Carte blanche
Philippe-Alain Michaud – Centre Pompidou
From the director of the Paris museum’s Experimental Cinema department, two film séances dedicated to the work of
Cécile Fontaine
INTRASTEVERE CINEMA – Room 2, May 27, 9:30 p.m.
Entertaiment
Q&A with author and curator
INTRASTEVERE CINEMA – Room 1, May 28, 4 p.m.
Masterclass by Cecile Fontaine
Moderates by the curator
INTRASTEVERE CINEMA – Room 2, May 28, 6:30 p.m.
Cross Worlds
histoires naturelles de la destruction
Since the early 1980s, Cécile Fontaine has created a unique body of work using recycled films (home movies, commercials, newsreels, fragments of fiction films, etc.) that she subjects to a kind of controlled destruction.
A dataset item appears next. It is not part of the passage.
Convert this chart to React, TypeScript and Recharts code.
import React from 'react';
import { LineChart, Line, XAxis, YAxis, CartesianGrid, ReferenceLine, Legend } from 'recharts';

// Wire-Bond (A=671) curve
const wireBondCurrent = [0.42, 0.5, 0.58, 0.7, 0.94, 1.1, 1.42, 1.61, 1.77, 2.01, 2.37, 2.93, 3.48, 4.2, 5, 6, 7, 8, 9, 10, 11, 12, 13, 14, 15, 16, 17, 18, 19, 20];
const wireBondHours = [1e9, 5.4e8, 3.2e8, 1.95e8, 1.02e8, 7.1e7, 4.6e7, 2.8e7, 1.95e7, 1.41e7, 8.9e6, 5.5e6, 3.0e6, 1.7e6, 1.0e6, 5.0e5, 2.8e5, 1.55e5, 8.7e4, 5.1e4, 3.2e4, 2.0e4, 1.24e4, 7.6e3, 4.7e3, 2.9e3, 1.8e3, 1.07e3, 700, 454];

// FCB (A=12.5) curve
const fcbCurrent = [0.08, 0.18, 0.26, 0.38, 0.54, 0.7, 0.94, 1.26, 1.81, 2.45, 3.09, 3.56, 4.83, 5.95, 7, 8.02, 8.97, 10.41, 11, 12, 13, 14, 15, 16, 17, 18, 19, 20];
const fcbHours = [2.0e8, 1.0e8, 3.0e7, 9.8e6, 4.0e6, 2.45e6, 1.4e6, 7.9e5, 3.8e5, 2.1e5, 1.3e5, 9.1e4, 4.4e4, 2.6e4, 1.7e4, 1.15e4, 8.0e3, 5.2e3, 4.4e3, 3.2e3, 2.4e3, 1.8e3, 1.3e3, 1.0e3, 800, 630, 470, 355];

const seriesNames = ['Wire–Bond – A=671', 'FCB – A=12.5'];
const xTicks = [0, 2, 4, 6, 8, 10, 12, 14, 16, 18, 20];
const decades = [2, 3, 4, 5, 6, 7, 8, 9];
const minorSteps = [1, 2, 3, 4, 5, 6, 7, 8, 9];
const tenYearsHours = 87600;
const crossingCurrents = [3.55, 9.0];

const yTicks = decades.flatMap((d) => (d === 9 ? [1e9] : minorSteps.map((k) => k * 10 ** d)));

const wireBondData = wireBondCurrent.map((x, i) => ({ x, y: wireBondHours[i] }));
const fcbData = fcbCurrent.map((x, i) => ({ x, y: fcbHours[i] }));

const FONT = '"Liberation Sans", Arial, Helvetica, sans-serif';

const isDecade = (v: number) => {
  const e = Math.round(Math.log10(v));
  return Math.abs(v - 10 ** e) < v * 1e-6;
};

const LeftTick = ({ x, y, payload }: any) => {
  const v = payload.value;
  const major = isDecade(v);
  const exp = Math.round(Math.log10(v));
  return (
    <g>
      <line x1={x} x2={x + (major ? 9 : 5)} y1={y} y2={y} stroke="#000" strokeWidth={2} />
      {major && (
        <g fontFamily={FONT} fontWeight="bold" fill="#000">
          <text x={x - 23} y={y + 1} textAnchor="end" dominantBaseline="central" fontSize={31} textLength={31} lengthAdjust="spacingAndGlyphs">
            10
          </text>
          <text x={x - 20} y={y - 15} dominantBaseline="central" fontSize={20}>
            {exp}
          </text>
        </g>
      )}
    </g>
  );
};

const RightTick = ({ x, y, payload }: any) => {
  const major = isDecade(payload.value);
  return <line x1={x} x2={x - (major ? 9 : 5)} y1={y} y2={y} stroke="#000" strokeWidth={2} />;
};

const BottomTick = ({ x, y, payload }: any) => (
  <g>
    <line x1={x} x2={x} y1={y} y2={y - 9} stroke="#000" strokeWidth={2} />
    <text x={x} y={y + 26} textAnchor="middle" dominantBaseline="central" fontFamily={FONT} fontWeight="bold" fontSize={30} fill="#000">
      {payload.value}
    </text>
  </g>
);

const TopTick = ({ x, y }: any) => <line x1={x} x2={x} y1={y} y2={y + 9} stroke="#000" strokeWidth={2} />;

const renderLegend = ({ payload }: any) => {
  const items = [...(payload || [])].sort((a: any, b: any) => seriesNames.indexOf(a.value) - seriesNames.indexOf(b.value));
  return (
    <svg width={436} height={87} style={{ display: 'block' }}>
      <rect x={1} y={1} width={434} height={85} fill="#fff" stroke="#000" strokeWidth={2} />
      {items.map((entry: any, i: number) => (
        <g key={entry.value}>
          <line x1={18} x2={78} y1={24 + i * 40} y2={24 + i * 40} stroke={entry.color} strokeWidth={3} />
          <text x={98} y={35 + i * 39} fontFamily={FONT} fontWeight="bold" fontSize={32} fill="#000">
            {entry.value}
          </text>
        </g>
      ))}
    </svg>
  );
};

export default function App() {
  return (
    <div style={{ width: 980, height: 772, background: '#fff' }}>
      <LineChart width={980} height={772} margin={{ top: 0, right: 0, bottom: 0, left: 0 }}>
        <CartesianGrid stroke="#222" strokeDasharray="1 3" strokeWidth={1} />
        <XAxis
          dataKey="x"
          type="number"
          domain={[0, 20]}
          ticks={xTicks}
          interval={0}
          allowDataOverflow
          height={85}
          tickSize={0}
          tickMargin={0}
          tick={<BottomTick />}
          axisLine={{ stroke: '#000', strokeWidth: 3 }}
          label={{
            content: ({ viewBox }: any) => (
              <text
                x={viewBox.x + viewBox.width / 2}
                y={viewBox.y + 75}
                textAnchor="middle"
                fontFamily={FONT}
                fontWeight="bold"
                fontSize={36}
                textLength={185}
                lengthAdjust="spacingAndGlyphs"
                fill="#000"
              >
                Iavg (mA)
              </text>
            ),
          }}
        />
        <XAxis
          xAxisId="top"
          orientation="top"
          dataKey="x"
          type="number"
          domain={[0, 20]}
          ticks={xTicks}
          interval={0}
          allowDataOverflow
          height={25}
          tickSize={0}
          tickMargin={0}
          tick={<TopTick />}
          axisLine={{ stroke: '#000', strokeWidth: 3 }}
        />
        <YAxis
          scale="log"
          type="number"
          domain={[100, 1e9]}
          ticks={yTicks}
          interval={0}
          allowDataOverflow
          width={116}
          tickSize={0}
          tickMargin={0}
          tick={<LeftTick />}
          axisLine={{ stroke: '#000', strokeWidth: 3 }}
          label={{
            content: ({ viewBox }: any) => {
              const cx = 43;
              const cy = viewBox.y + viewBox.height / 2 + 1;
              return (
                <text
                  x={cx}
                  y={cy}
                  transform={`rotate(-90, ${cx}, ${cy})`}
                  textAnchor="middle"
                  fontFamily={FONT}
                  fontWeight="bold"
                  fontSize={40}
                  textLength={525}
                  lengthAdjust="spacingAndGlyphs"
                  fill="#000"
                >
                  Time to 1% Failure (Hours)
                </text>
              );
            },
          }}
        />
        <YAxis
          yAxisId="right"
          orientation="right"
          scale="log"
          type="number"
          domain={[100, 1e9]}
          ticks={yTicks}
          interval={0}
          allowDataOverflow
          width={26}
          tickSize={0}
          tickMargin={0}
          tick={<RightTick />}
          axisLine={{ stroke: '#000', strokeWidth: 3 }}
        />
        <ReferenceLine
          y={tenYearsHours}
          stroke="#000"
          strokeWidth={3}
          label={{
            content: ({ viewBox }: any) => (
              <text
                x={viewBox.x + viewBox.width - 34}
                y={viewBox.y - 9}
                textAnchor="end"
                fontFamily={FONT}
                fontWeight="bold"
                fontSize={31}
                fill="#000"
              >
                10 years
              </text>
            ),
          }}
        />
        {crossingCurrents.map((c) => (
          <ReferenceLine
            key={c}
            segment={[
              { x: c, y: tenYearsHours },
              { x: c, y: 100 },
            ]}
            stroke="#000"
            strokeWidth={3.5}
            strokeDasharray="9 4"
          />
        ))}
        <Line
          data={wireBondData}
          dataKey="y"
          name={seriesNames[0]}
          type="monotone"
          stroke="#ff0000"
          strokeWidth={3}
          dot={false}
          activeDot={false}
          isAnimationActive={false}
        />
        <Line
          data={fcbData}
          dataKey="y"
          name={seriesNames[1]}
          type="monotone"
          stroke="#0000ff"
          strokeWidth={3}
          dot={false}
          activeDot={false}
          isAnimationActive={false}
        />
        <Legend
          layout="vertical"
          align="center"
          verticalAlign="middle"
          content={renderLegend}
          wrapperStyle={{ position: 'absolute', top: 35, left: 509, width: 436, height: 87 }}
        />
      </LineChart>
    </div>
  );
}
The first technique employed by the director arose from an accident which, according to the principle of serendipity, she turned into a protocol: while peeling off a tape splice on a color film, she noticed that the top layer of tripack emulsion, the magenta one, was peeling off from the base; transferring it back to the base with an offset, she obtained image duplication and color distortions. The director gradually perfected this “dry” technique, practicing “chipping” or regular detachment, to which she added scrapings and additions of India ink or colored acetates. At the same time, Cécile Fontaine developed a so-called “wet” technique, in which the emulsion was peeled off with a knife after the film had been immersed for a long period in a bath of ammonia-based detergent, producing color alterations and depigmentation. By turning the medium against the image, the chemical substance against the photographic, Cécile Fontaine substitutes a process of destruction for the creative process and transforms documentary material into a plastic proposal belonging to the poetics of vestige or ruin: decomposed, torn, bleached or overcolored sequences and fragmented soundtracks reveal a vision of history as a history of destruction, that of societies and ecosystems whose traces are preserved by the films by reproducing rather than describing them.
Philippe-Alain Michaud

entertaiment
La fissure
France / 1984 / 2’
Golf Entretien
France / 1984 / 3’
Home Movie
France / 1986 / 5’
Mai 1988
France / 1988 / 5’
Cruises
France / 1989 / 8’
Histoires parallèles
France / 1990 / 11’
La Pêche miraculeuse
France / 1994 / 10’

cross worlds
Safari Land
France / 1996 / 10’
Lion Light
France / 1996 / 2’
Silver rush
France / 1998 / 8’
Last lost Shot
France / 1999 / 7’
Spaced Oddities
France / 2004 / 6’
Cross Worlds
France / 2006 / 15’
Cécile Fontaine
Born in 1957 in the south of France, she grew up in an overseas French “department,” Île de la Réunion, in the Indian Ocean; she studied art in both France (1975-1979) and Boston (1980-1986), where she began making films in 1982 after taking an evening film course at the Massachusetts College of Art and then enrolling full-time at the School of Museum of Fine Arts, majoring in film. She returned to France in 1986 and has lived in Paris ever since, where she teaches art full time at an elementary school and makes films.
Philippe-Alain Michaud
He is curator at the Musée National d’Art Moderne – Centre Pompidou, in charge of the museum’s film collection. He teaches film history and theory at the Université de Genève. He is the author of Aby Warburg et l’image en mouvement (Macula, 1998), Le peuple des images (Desclée de Brouwer, 2004), Sur le Film (Macula, 2016), Primitive souls. Celluloid, plush and paper figures. (Quodlibet, 2023). He has written several articles on the relationship between cinema and the visual arts. He has been curator of several exhibitions, including Comme le rêve le dessin (Musée du Louvre/Centre Pompidou, 2004), Le mouvement des images (Centre Pompidou, 2006), Nuits électriques (Musée, de la photographie, Moscou et Laboral (Gijon, Spain) 2007, Tapis volants (Villa Medici, Rome et Les Abattoirs, Toulouse) 2010, Beat Generation (Centre Pompidou, 2016), L’œil extatique : Sergueï Eisenstein à la croisée des arts (Centre Pompidou-Metz, 2019), Le reste est ombre(Centre Pompidou, 2022).